Big Screen Berkeley: ‘The Girl Without Hands’

The Girl Without Hands (with hands)

Over the past few years distributor Gkids has brought some outstanding animated features to American screens, including A Town Called Panic, April and the Extraordinary World, and The Rabbi’s Cat. I was a little less enthusiastic about My Entire High School Sinking Into the Sea, but GKids has an enviable record — they’ve released nine Oscar-nominated films in the last six years.

In other words, they know their onions – and I’d wager that, once Academy voters cast their peepers on La jeune fille sans mains (The Girl Without Hands), that record is likely to improve to ten in seven. Opening at San Francisco’s Roxie Theater on Friday, Sept. 15 (no East Bay dates are currently scheduled) it’s a timeless, beautifully told story that will appeal to older children and adults in equal measure.

Based on Jacob and Wilhelm Grimm’s fairy tale ‘Das Mädchen ohne Hände’, director Sébastien Laudenbach’s film uses a unique mixture of line animation and impressionistic oil painting. Relying on a bold and unusual color scheme (primarily deep reds, greens, yellows, and purples), The Girl Without Hands appears deceptively simple – there are many frames in which little or nothing happens – but is surely the result of painstaking labor.

In accord with its genesis, Laudenbach’s film has a rather grim tale to relate. A miller and his family live in rural poverty, surviving on the apples grown behind their house and the water that flows in front. When drought strikes, their already tenuous circumstances worsen considerably.
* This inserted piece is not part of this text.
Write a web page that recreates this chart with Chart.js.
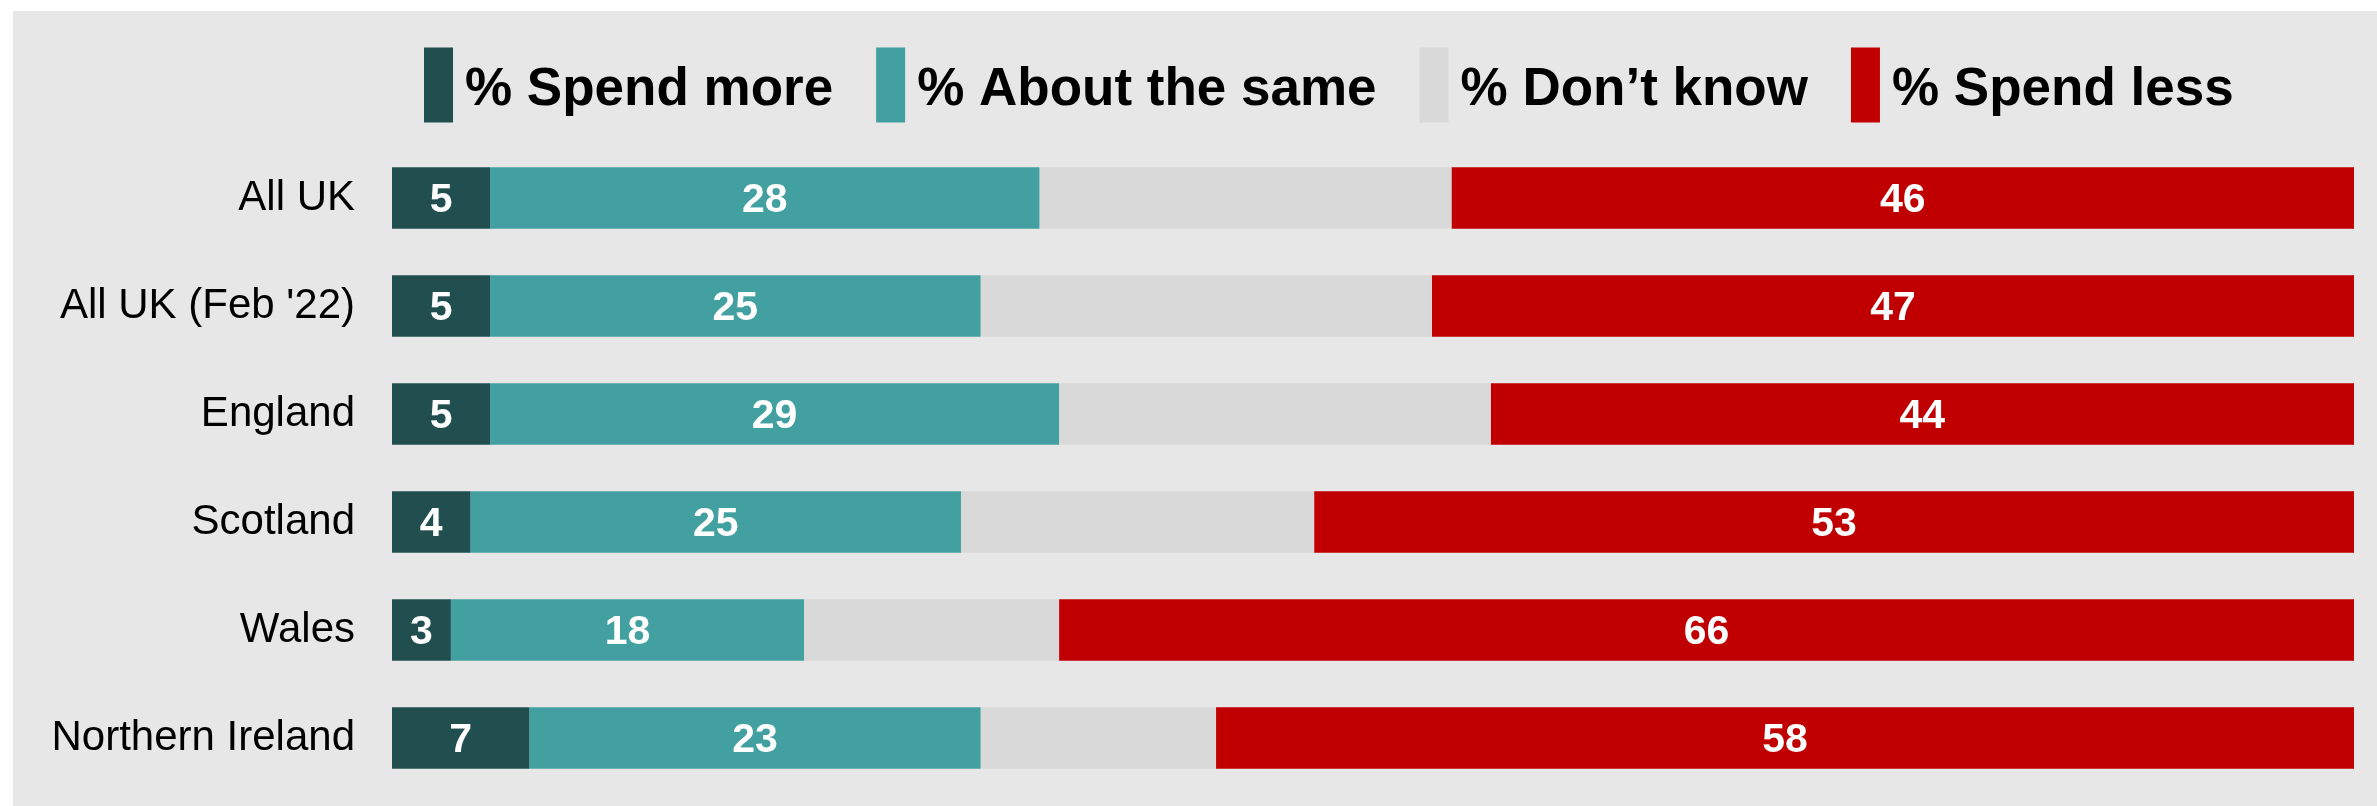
<!DOCTYPE html>
<html lang="en">
<head>
<meta charset="utf-8">
<title>Spending preferences by nation</title>
<script src="https://cdn.jsdelivr.net/npm/chart.js@4"></script>
<style>
  html, body { margin: 0; padding: 0; background: #ffffff; }
  #wrap { position: relative; width: 2377px; height: 806px; }
</style>
</head>
<body>
<div id="wrap"><canvas id="chart" width="2377" height="806"></canvas></div>
<script>
const categories = ['All UK', "All UK (Feb '22)", 'England', 'Scotland', 'Wales', 'Northern Ireland'];
const seriesNames = ['% Spend more', '% About the same', '% Don\u2019t know', '% Spend less'];
const spendMore = [5, 5, 5, 4, 3, 7];
const aboutSame = [28, 25, 29, 25, 18, 23];
const dontKnow = [21, 23, 22, 18, 13, 12];
const spendLess = [46, 47, 44, 53, 66, 58];
const colours = ['#214f50', '#42a0a0', '#d9d9d9', '#c00000'];
const showValues = [true, true, false, true];

const FONT = '"Liberation Sans", Arial, sans-serif';

// grey panel behind everything
const panelPlugin = {
  id: 'panel',
  beforeDraw(chart) {
    const ctx = chart.ctx;
    ctx.save();
    ctx.fillStyle = '#e7e7e7';
    ctx.fillRect(13, 11, chart.width - 13, chart.height - 11);
    ctx.restore();
  }
};

// white numbers in the middle of each bar
const valuePlugin = {
  id: 'values',
  afterDatasetsDraw(chart) {
    const ctx = chart.ctx;
    ctx.save();
    ctx.font = 'bold 41px ' + FONT;
    ctx.fillStyle = '#ffffff';
    ctx.textAlign = 'center';
    ctx.textBaseline = 'middle';
    chart.data.datasets.forEach((ds, di) => {
      if (!showValues[di]) return;
      chart.getDatasetMeta(di).data.forEach((bar, i) => {
        const cx = (bar.x + bar.base) / 2;
        ctx.fillText(String(ds.data[i]), cx, bar.y + 3);
      });
    });
    ctx.restore();
  }
};

// legend row with tall colour blocks
const legendPlugin = {
  id: 'blockLegend',
  afterDraw(chart) {
    const ctx = chart.ctx;
    const boxW = 29, boxH = 75, textGap = 12, itemGap = 43;
    const cy = 85;
    ctx.save();
    ctx.font = 'bold 53px ' + FONT;
    ctx.textBaseline = 'middle';
    ctx.textAlign = 'left';
    let x = chart.chartArea.left + 32;
    chart.data.datasets.forEach(ds => {
      ctx.fillStyle = ds.backgroundColor;
      ctx.fillRect(x, cy - boxH / 2, boxW, boxH);
      x += boxW + textGap;
      ctx.fillStyle = '#000000';
      ctx.fillText(ds.label, x, cy + 5);
      x += ctx.measureText(ds.label).width + itemGap;
    });
    ctx.restore();
  }
};

const seriesData = [spendMore, aboutSame, dontKnow, spendLess];

new Chart(document.getElementById('chart'), {
  type: 'bar',
  data: {
    labels: categories,
    datasets: seriesNames.map((name, i) => ({
      label: name,
      data: seriesData[i],
      backgroundColor: colours[i],
      borderWidth: 0,
      categoryPercentage: 1,
      barPercentage: 0.57
    }))
  },
  options: {
    indexAxis: 'y',
    responsive: false,
    animation: false,
    layout: { padding: { top: 144, bottom: 14, right: 23, left: 0 } },
    plugins: {
      legend: { display: false },
      tooltip: { enabled: false }
    },
    scales: {
      x: {
        stacked: true,
        min: 0,
        max: 100,
        display: false
      },
      y: {
        stacked: true,
        grid: { display: false, drawTicks: false },
        border: { display: false },
        afterFit(scale) {
          scale.width = 392;
          scale.paddingTop = 0;
          scale.paddingBottom = 0;
        },
        ticks: {
          padding: 37,
          color: '#000000',
          font: { family: FONT, size: 42 }
        }
      }
    }
  },
  plugins: [panelPlugin, valuePlugin, legendPlugin]
});
</script>
</body>
</html>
Salvation seems at hand when an elderly stranger makes the miller an offer he can’t refuse: in exchange for “what’s behind your mill”, he will give the family wealth sufficient for the rest of their lives. A deal is struck, but the miller has forgotten that his daughter enjoys reclining in the apple tree’s broad branches.

A deal is a deal, though, and once the shape-shifting villain – likely the Devil himself – fulfills his end of the bargain he returns to claim his prize. Balking at the girl’s cleanliness, the Evil One demands she stop bathing; eager to cooperate, the miller chops off her hands. Thanks, Dad!

The unhappy lass flees and meets a handsome prince, who promptly takes her in, equips her with a pair of solid gold hands (which, as it turns out, are not particularly useful), and pops a bun in her oven before departing for battle. The Devil, meanwhile, remains on her trail in the form of a wicked red-eyed pig, postponing any happy endings.

In addition to its gorgeous animation, The Girl Without Hands benefits from a noteworthy score by Olivier Messano. Reflecting the influences of Pascal Comelade and The Durutti Column with a pinch of Toru Takemitsu, Messano’s composition is minimal but effective, blending melodic electric guitar tones with dissonant percussion. It’s perfect.

It must be said that this is not a film for small children: in addition to its somewhat abstract animation, The Girl Without Hands features urination, defecation, full frontal nudity, and (of course) hand chopping that might be difficult to explain to the little ones. Everyone else will be fine.